- Born: 5 September 1941 Bicester, Oxfordshire, England
- Died: 25 September 2009 (aged 68)
- Education: Ealing school of art
- Style: Poster art
- Spouse: Jaki English

= Michael English (illustrator) =

Michael English (5 September 1941 – 25 September 2009) was a British artist known for poster designs he created in the 1960s for musicians such as Jimi Hendrix in collaboration with Nigel Waymouth and the design company they established, Hapshash and the Coloured Coat, and for several series of hyper realist paintings in the 1970s and 1980s.

==Biography==
English was born in Bicester, Oxfordshire in 1941, the son of an RAF flying officer. His early childhood was spent moving around England with long holidays spent in the South West of Ireland where his mother came from. Throughout his childhood, he developed a fascination with drawing, often technical subjects such as aeroplanes and trains both of which remained a fascination throughout his life. His 'Machine Paintings' in the late 1970s and 1980s are a testament to this. In 1962 he entered Ealing College of Art where he took Roy Ascott's radical Groundcourse which had a major impact on his thinking. His work included commissioned paintings for both private individuals and public organisations, advertising art for companies such as Porsche and stamp series for the Royal Mail such as the 'British Buses' or 'British Motorcycles' He lived in London with his wife, Jaki, and continued to work right up until his death in 2009 following a long illness.

==Career==
English's career was launched in London during the 1966, when he began to work with Nigel Waymouth, who owned the shop Granny Takes a Trip in the King's Road, which was a burgeoning counter-culture and bohemian centre of Swinging London. English was hired by Waymouth to create a mural for the shop, which was rapidly gaining international cult status. English incorporated "fairground murals, vernacular imagery and hand-crafted Victorian letter forms" into the mural, and during the same period, he also completed a mural for the Cale Street shop Hung On You in the trendy Chelsea area, owned by Michael Rainey. During this period he produced what he considered his 'best poster' for the underground club UFO established by John Hopkins, co-founder of the International Times.

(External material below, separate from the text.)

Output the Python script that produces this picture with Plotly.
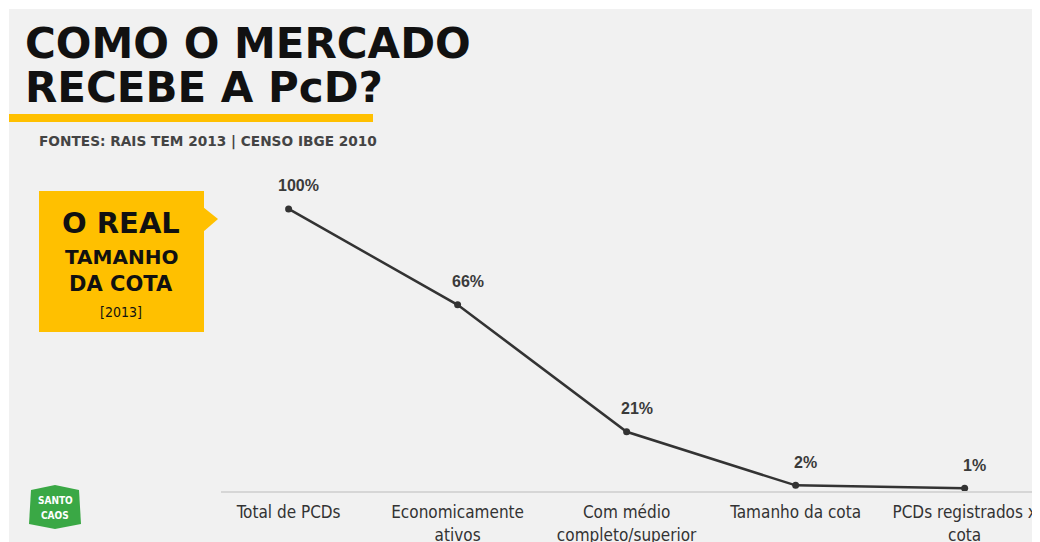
"""Como o mercado recebe a PcD? - line chart recreation."""

import plotly.graph_objects as go

# data
categories = [
    "Total de PCDs",
    "Economicamente<br>ativos",
    "Com médio<br>completo/superior",
    "Tamanho da cota",
    "PCDs registrados x<br>cota",
]
values = [100, 66, 21, 2, 1]
value_labels = ["100%", "66%", "21%", "2%", "1%"]

# page body adds an 8px offset, so the figure is a bit smaller than the window
OFF = 8
W, H = 1040 - OFF, 542 - OFF
YELLOW = "#FFC000"
BG = "#F1F1F1"
NARROW = "Liberation Sans Narrow, DejaVu Sans Condensed, Roboto Condensed, Liberation Sans"


def px(x):
    return (x - OFF) / W


def py(y):
    return 1 - (y - OFF) / H


fig = go.Figure()

fig.add_trace(go.Scatter(
    x=list(range(len(categories))),
    y=values,
    mode="lines+markers",
    line=dict(color="#333333", width=2.5),
    marker=dict(color="#333333", size=7),
    hoverinfo="skip",
))

# value labels above points
for i, (v, lab) in enumerate(zip(values, value_labels)):
    fig.add_annotation(
        x=i, y=v, xref="x", yref="y", text=lab, showarrow=False,
        xshift=10, yshift=23,
        font=dict(family="Liberation Sans", size=16, color="#3a3a3a", weight="bold"),
    )

shapes = [
    # gray card background
    dict(type="rect", xref="paper", yref="paper", x0=px(9), x1=px(1041),
         y0=py(543), y1=py(9), fillcolor=BG, line_width=0, layer="below"),
    # yellow underline
    dict(type="rect", xref="paper", yref="paper", x0=px(9), x1=px(373),
         y0=py(122), y1=py(114), fillcolor=YELLOW, line_width=0),
    # yellow box
    dict(type="rect", xref="paper", yref="paper", x0=px(39), x1=px(204),
         y0=py(332), y1=py(191), fillcolor=YELLOW, line_width=0),
    # box pointer
    dict(type="path", xref="paper", yref="paper",
         path=f"M {px(203)} {py(207)} L {px(218)} {py(219)} L {px(203)} {py(232)} Z",
         fillcolor=YELLOW, line_width=0),
    # logo
    dict(type="path", xref="paper", yref="paper",
         path=(f"M {px(31)} {py(490)} L {px(55)} {py(485)} L {px(79)} {py(490)} "
               f"L {px(81)} {py(524)} L {px(55)} {py(529)} L {px(29)} {py(524)} Z"),
         fillcolor="#3AA845", line_width=0),
]

title_font = dict(family="DejaVu Sans", size=42, color="#111111", weight="bold")
annotations = [
    dict(x=px(23), y=py(44), text="COMO O MERCADO", xanchor="left", yanchor="middle",
         font=title_font),
    dict(x=px(23), y=py(87), text="RECEBE A PcD?", xanchor="left", yanchor="middle",
         font=title_font),
    dict(x=px(37), y=py(141), text="FONTES: RAIS TEM 2013 | CENSO IBGE 2010",
         xanchor="left", yanchor="middle",
         font=dict(family="DejaVu Sans", size=13.7, color="#444444", weight="bold")),
    dict(x=px(121), y=py(223), text="O REAL", xanchor="center", yanchor="middle",
         font=dict(family="DejaVu Sans", size=29, color="#111111", weight="bold")),
    dict(x=px(121), y=py(257), text="TAMANHO", xanchor="center", yanchor="middle",
         font=dict(family="DejaVu Sans", size=20, color="#111111", weight="bold")),
    dict(x=px(121), y=py(284), text="DA COTA", xanchor="center", yanchor="middle",
         font=dict(family="DejaVu Sans", size=21, color="#111111", weight="bold")),
    dict(x=px(121), y=py(312), text="[2013]", xanchor="center", yanchor="middle",
         font=dict(family=NARROW, size=14, color="#111111")),
    dict(x=px(55), y=py(500), text="SANTO", xanchor="center", yanchor="middle",
         font=dict(family=NARROW, size=10, color="white", weight="bold")),
    dict(x=px(55), y=py(515), text="CAOS", xanchor="center", yanchor="middle",
         font=dict(family=NARROW, size=10, color="white", weight="bold")),
]
for a in annotations:
    a.update(xref="paper", yref="paper", showarrow=False)

fig.update_layout(
    width=W, height=H,
    margin=dict(l=0, r=0, t=0, b=0),
    paper_bgcolor="white",
    plot_bgcolor="rgba(0,0,0,0)",
    showlegend=False,
    shapes=shapes,
    annotations=fig.layout.annotations + tuple(annotations),
    xaxis=dict(
        domain=[px(221), px(1039)],
        range=[-0.4, 4.44],
        tickmode="array",
        tickvals=list(range(len(categories))),
        ticktext=categories,
        showline=True, linecolor="#D6D6D6", linewidth=2,
        showgrid=False, zeroline=False, ticks="",
        ticklabelstandoff=5,
        automargin=False,
        tickfont=dict(family=NARROW, size=17, color="#333333"),
        fixedrange=True,
    ),
    yaxis=dict(
        domain=[py(491), py(170)],
        range=[0, 113.8],
        visible=False,
        showgrid=False, zeroline=False,
        fixedrange=True,
    ),
)

fig.write_html("out.html")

English continued his business relationship with Waymouth when they established the graphic design company Hapshash and the Coloured Coat in 1967, producing poster art that had a strong influence on the youth counter-culture, similar to work being done in the United States by poster artists such as Jacqui Morgan. He contributed artwork, including two covers (issues 4 and 13) for the radical OZ magazine as part of Hapshash a collaboration which continued for two years. Throughout this time, English produced posters for leading performers such as Pink Floyd and Jimi Hendrix. He also created posters for the 1968 Liverpool Love Festival, and Love Me Film Productions.

English has been credited with creating "an English form of psychedelic poster art". English's works used contemporary Op Art techniques to create a visually jarring effect for the viewer, and had a bold, carnivalesque style similar to Pop Art. He also used evocative references to the decadent spirit of the 1890s Art Nouveau influences, such as Alphonse Mucha's posters, and the works of Aubrey Beardsley (a popular 1966 exhibit of Beardsley's works was held at the Victoria and Albert Museum). Other influences were eclectic and culturally wide-ranging, such as William Blake, Max Ernst, Magritte, Disney animation, Hindu symbolism, Japanese and Middle Eastern decorative designs, engravings of indigenous Americans, and other cultural ephemera that George Melly described as "a visionary and hallucinatory bouillabaisse".

In the 1970s, English moved away from psychedelic imagery towards Hyper Realist work, employing airbrush. He produced several different series of paintings, The Food Paintings (1969–70), including Fried Egg and Ketchup, The Rubbish Posters (1970), with the iconic 'Coke', an airbrush image of a used Coca-Cola bottle cap, and the Strikes Water Prints (1971) with images such as Ball Strikes Water. English's posters from this period sold in the millions. This shift towards a focus on concrete decadence perhaps prefigured punk rock in London. English also experimented with environmentalist happenings and oil lamp projections. In the mid to late 1970s and the 1980s he focused more keenly on two seemingly contrasting themes, the Machine Paintings, which are highly detailed sections of trains, planes and trucks and the Nature Paintings, which provided close-up fragments of nature images such as ivy leaves often juxtaposed with hard man-made surfaces. His interest in both these themes continued to play a major part in his subsequent career resulting in several large scale paintings.